> **SET EXERCISE**: Write out every line of the material exactly as it appears.

> **DATA BLOCK**:
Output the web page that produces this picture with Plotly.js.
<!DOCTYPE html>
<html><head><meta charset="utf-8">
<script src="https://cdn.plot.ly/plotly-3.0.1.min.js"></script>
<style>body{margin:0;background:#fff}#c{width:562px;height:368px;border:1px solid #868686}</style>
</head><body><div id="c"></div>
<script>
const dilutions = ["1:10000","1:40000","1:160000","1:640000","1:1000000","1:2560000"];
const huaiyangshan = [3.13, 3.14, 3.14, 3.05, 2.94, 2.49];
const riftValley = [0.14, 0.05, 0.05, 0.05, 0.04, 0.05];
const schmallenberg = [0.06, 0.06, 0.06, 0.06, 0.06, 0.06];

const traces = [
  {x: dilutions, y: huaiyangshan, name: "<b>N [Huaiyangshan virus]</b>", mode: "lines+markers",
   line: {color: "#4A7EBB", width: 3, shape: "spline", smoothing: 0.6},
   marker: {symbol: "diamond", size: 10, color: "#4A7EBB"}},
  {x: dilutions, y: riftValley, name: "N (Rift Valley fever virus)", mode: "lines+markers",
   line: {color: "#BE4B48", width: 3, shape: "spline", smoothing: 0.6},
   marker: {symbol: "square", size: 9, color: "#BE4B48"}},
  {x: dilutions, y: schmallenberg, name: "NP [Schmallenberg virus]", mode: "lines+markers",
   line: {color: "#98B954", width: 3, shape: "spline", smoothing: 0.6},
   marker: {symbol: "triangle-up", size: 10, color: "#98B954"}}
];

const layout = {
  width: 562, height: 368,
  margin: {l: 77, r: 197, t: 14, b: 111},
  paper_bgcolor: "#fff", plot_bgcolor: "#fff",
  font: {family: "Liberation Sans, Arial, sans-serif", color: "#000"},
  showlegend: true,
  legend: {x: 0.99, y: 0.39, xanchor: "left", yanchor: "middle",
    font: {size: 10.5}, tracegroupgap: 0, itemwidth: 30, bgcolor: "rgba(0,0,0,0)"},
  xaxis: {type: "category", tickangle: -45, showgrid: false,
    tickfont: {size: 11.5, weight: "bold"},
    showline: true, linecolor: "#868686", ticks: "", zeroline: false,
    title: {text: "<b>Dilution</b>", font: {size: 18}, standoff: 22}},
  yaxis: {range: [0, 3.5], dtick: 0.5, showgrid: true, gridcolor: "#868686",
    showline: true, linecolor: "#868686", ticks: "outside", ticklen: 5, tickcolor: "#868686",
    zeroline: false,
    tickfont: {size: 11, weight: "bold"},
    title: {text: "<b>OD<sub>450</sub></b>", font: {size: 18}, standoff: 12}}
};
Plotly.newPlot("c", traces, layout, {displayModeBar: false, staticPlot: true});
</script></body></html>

> **ANSWER TO THE TASK**:
Output the web page that produces this picture with Plotly.js.
<!DOCTYPE html>
<html><head><meta charset="utf-8">
<script src="https://cdn.plot.ly/plotly-3.0.1.min.js"></script>
<style>body{margin:0;background:#fff}#c{width:562px;height:368px;border:1px solid #868686}</style>
</head><body><div id="c"></div>
<script>
const dilutions = ["1:10000","1:40000","1:160000","1:640000","1:1000000","1:2560000"];
const huaiyangshan = [3.13, 3.14, 3.14, 3.05, 2.94, 2.49];
const riftValley = [0.14, 0.05, 0.05, 0.05, 0.04, 0.05];
const schmallenberg = [0.06, 0.06, 0.06, 0.06, 0.06, 0.06];

const traces = [
  {x: dilutions, y: huaiyangshan, name: "<b>N [Huaiyangshan virus]</b>", mode: "lines+markers",
   line: {color: "#4A7EBB", width: 3, shape: "spline", smoothing: 0.6},
   marker: {symbol: "diamond", size: 10, color: "#4A7EBB"}},
  {x: dilutions, y: riftValley, name: "N (Rift Valley fever virus)", mode: "lines+markers",
   line: {color: "#BE4B48", width: 3, shape: "spline", smoothing: 0.6},
   marker: {symbol: "square", size: 9, color: "#BE4B48"}},
  {x: dilutions, y: schmallenberg, name: "NP [Schmallenberg virus]", mode: "lines+markers",
   line: {color: "#98B954", width: 3, shape: "spline", smoothing: 0.6},
   marker: {symbol: "triangle-up", size: 10, color: "#98B954"}}
];

const layout = {
  width: 562, height: 368,
  margin: {l: 77, r: 197, t: 14, b: 111},
  paper_bgcolor: "#fff", plot_bgcolor: "#fff",
  font: {family: "Liberation Sans, Arial, sans-serif", color: "#000"},
  showlegend: true,
  legend: {x: 0.99, y: 0.39, xanchor: "left", yanchor: "middle",
    font: {size: 10.5}, tracegroupgap: 0, itemwidth: 30, bgcolor: "rgba(0,0,0,0)"},
  xaxis: {type: "category", tickangle: -45, showgrid: false,
    tickfont: {size: 11.5, weight: "bold"},
    showline: true, linecolor: "#868686", ticks: "", zeroline: false,
    title: {text: "<b>Dilution</b>", font: {size: 18}, standoff: 22}},
  yaxis: {range: [0, 3.5], dtick: 0.5, showgrid: true, gridcolor: "#868686",
    showline: true, linecolor: "#868686", ticks: "outside", ticklen: 5, tickcolor: "#868686",
    zeroline: false,
    tickfont: {size: 11, weight: "bold"},
    title: {text: "<b>OD<sub>450</sub></b>", font: {size: 18}, standoff: 12}}
};
Plotly.newPlot("c", traces, layout, {displayModeBar: false, staticPlot: true});
</script></body></html>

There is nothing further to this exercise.